The HTML spec defines how named entities in XML are to be parsed here: http://whatwg.org/html/#parsing-xhtml-documents HTH.
The spec gives a data URL containing a pile of entities. We should compare that list to the list of HTML named entities. (The spec seems to say they're the same.)

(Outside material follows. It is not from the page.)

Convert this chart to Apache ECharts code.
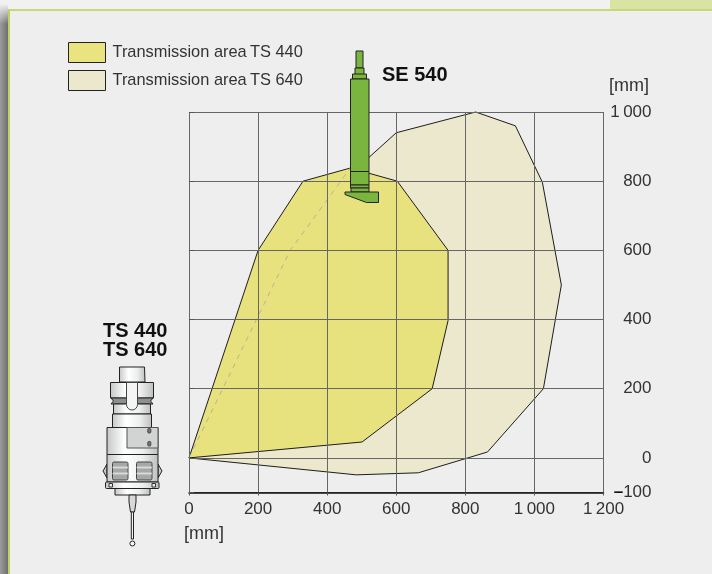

(In reply to comment #20) > The spec gives a data URL containing a pile of entities. We should compare that list to the list of HTML named entities. (The spec seems to say they're the same.) I compared the list in the link to the list of named entities in Source/WebCore/html/parser/HTMLEntityNames.in. They appear to be identical. I guess it makes sense to fix my patch and reupload.
SGTM
Comment on attachment 183894 [details] Patch Attachment 183894 [details] did not pass mac-wk2-ews (mac-wk2): Output: http://queues.webkit.org/results/16045946 New failing tests: fast/parser/entities-in-xhtml.xhtml
Created attachment 184125 [details] Patch
Comment on attachment 184125 [details] Patch View in context: https://bugs.webkit.org/attachment.cgi?id=184125&action=review This looks good, modulo the code point / code unit naming question. rniwa is right that it would be better to go straight to UTF-8, but we can leave that for a future patch. > Source/WebCore/html/parser/HTMLEntityParser.cpp:169 > + size_t numberOfCodePoints = appendUChar32ToUCharArray(search.mostRecentMatch()->firstValue, result); numberOfCodePoints -> numberOfCodeUnits, right? > Source/WebCore/xml/parser/XMLDocumentParserLibxml2.cpp:1182 > + WTF::Unicode::ConversionResult conversionResult = WTF::Unicode::convertUTF16ToUTF8(&utf16Entity, > + utf16Entity + numberOfCodePoints, &target, target + 9); Can we get this 9 as sizeof sharedXHTMLEntityResult ?
Comment on attachment 184125 [details] Patch View in context: https://bugs.webkit.org/attachment.cgi?id=184125&action=review >> Source/WebCore/html/parser/HTMLEntityParser.cpp:169 >> + size_t numberOfCodePoints = appendUChar32ToUCharArray(search.mostRecentMatch()->firstValue, result); > > numberOfCodePoints -> numberOfCodeUnits, right? numberOfCodeUnits is definitely what I was trying to right here. Thanks for finding that. >> Source/WebCore/xml/parser/XMLDocumentParserLibxml2.cpp:1182 >> + utf16Entity + numberOfCodePoints, &target, target + 9); > > Can we get this 9 as sizeof sharedXHTMLEntityResult ? I could probably use WTF_ARRAY_LENGTH here, indeed.
Created attachment 184245 [details] Patch for landing
Comment on attachment 184245 [details] Patch for landing Clearing flags on attachment: 184245 Committed r140610: <http://trac.webkit.org/changeset/140610>
All reviewed patches have been landed. Closing bug.